To give an idea of what I’m basing my experience on – let’s start with my own city. The Toronto subway transportation system also known as the: Toronto Transit Commission or TTC for short, is shall we say…’sufficient’. While the above ground streetcars and buses are often slow and infrequent (enough make you bang your head against a wall, ask any Torontonian), the underground subway, as we call it, ain’t so bad.
There are two main lines: “Bloor-Danforth” that runs east to west and “Yonge-University” that runs north to south in a ‘U’ shape. The only downside is that they shut down at roughly 2 am. If you are still out and about, you find yourself on ‘the vomit comet’ – but that’s for a whole other post. Currently, a one way fare is $2.50, which is set to rise. Pretty steep if you ask me.
HONG KONG, HONG KONG
I recall the subway transportation in Hong Kong to be efficient and easy. The fare you pay is based on the distance you are travelling, unlike in Toronto where you pay one price no matter how far you are going. The trains are fast, easy to use and there’s a double glass door/barrier to prevent riders from falling onto the tracks while waiting for the train. The above ground trams are worth a ride too!

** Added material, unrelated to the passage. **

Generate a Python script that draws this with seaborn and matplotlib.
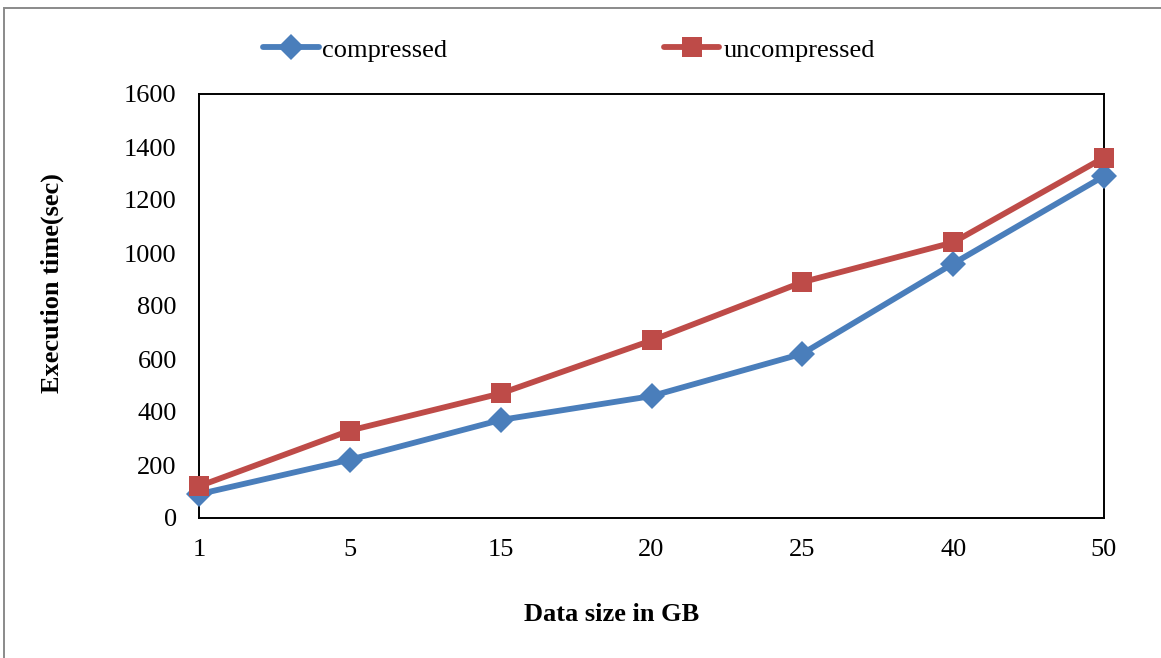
import matplotlib
matplotlib.use("Agg")
import matplotlib.pyplot as plt
from matplotlib.patches import Rectangle
from matplotlib.lines import Line2D
import seaborn as sns
import pandas as pd

# Data sizes (GB) and execution times (sec)
sizes = ["1", "5", "15", "20", "25", "40", "50"]
compressed = [90, 220, 370, 460, 620, 960, 1290]
uncompressed = [120, 330, 470, 670, 890, 1040, 1360]
series_names = ["compressed", "uncompressed"]

df = pd.concat([
    pd.DataFrame({"size": sizes, "time": compressed, "series": series_names[0]}),
    pd.DataFrame({"size": sizes, "time": uncompressed, "series": series_names[1]}),
])

sns.set_theme(style="white")
plt.rcParams["font.family"] = ["Liberation Serif", "DejaVu Serif"]
plt.rcParams.update({"text.color": "black", "axes.labelcolor": "black",
                     "xtick.color": "black", "ytick.color": "black"})

FS = 19
LW = 4.2
colors = {"compressed": "#4A7EBB", "uncompressed": "#BE4B48"}
markers = {"compressed": "D", "uncompressed": "s"}
msize = {"compressed": 13, "uncompressed": 14}

fig = plt.figure(figsize=(11.61, 6.58), dpi=100)
ax = fig.add_axes([199 / 1161, 1 - 518 / 658, (1104 - 199) / 1161, (518 - 94) / 658])

for name in series_names:
    sub = df[df["series"] == name]
    sns.lineplot(data=sub, x="size", y="time", ax=ax, color=colors[name],
                 marker=markers[name], markersize=msize[name],
                 markeredgewidth=0, linewidth=LW, sort=False,
                 legend=False, clip_on=False, zorder=3)

ax.set_xlim(0, len(sizes) - 1)
ax.set_ylim(0, 1600)
ax.set_yticks(range(0, 1601, 200))
ax.tick_params(axis="both", length=0, labelsize=FS)
ax.tick_params(axis="y", pad=16)
ax.tick_params(axis="x", pad=15)
for s in ax.spines.values():
    s.set_visible(True)
    s.set_color("black")
    s.set_linewidth(1.4)

ax.set_xlabel("Data size in GB", fontsize=FS, fontweight="bold")
ax.set_ylabel("Execution time(sec)", fontsize=FS, fontweight="bold")
ax.xaxis.set_label_coords((612 - 199) / 905, (518 - 603) / 424)
ax.yaxis.set_label_coords((64 - 199) / 905, (518 - 283) / 424)

# legend along the top
handles = [Line2D([0], [0], color=colors[n], marker=markers[n],
                  markersize=msize[n], markeredgewidth=0, linewidth=LW)
           for n in series_names]
fig.legend(handles, series_names, loc="center", bbox_to_anchor=(569 / 1161, 1 - 50 / 658),
           ncol=2, frameon=False, fontsize=FS, handlelength=2.1, handletextpad=0.15,
           columnspacing=8.2)

# outer chart border
fig.patches.append(Rectangle((3.5 / 1161, -0.5), 2, 1.5 - 7.5 / 658, fill=False,
                             edgecolor="#8a8a8a", linewidth=1.4,
                             transform=fig.transFigure, figure=fig))

fig.savefig("out.png", dpi=100)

While the Berlin metro was pretty robust, allowing you to get to any district in the city, what I distinctly remember was the ticket enforcement. Riding & buying a ticket is on an honour system. In many metros you must purchase a ticket or token from a machine or person and show that before entering. In Berlin, you could ‘technically’ just walk in without paying.
Once you are on the subway though, you are often asked to show proof of purchase. I remember a man, dressed in a very punk outfit with many piercings, tattoos and a massive beard approached me and asked that I present my ticket. He was an undercover officer. Sneaky. This happened almost every time I road the metro. Trust me, you’ll wish you bought the ticket.
The London subway transportation network is known as ‘The Tube’ and it, is awesome. Also having a distance based fare scheme, you can criss cross throughout the massive city. Finding accommodation in London isn’t stressful because no matter where you stay, be it a hostel, hotel or an apartment downtown or not, the tube gives you access and lets you explore every nook and cranny you wish. Something that stood out was the flow of people. Londoners do not want to waste any time, so DO NOT get in their way. Rule of thumb, stick to the right on escalators. You will get yelled at if you block someone trying to walk up the escalator.
Also, don’t forget to get the Oyster Card to save mad cash!
NEW YORK, NEW YORK
Like London, New York subway transportation is pretty efficient. Though it may seem dark and dingy underground, many of the trains run 24 hours (though on reduced schedules in the wee hours of the morning). The metro will take your throughout the city and even has express trains if you need to cover a great distance quickly.
The real challenge of the NYC metro is that there will often be multiple trains on the same track and seem to be taking the exact same route however, the trains don’t stop at every station. Not only do you have to get on the right line but you must make sure you board the proper train. Many visitors do a lot of back tracking as a result.
I don’t have too much to say about Vienna’s subway transportation other then it was probably my favourite. The stations and train cars were clean, the price was reasonable and best of all, it was SO easy to use. The best word to decribe the Vienna underground would be: intuitive. When you transferred at a station, or had to find a specific direction, it just made sense. I never found myself standing, lost and confused. The flow of people was so natural which made it an overall relaxing, pleasant experience – something many transit systems can’t say they provide.
The Beijing subway transportation system makes this list for two reasons. First, they win the prize for the cheapest fare. When I rode it, a one way fare was RMB 2 (30 Canadian cents). Amazing! It also wins the prize for the most intense (and hilarious) rush hour experience. If you want to know how many people can squish onto a subway car, visit Beijing, at rush hour. Just when you think, not one more body can fit onto the train, someone pushes in. In fact, there were attendants on the platform PUSHING people onto the car. I put my arms up to take this photo, and couldn’t get them down again. Check out my Great Wall of China video to see what I mean.
Some of my most hilarious and best stories from travelling come from when I was riding public transportation. The experience of getting from one place to another is rarely a dull one and as someone who LOVES people watching, subway transportation systems are my heaven!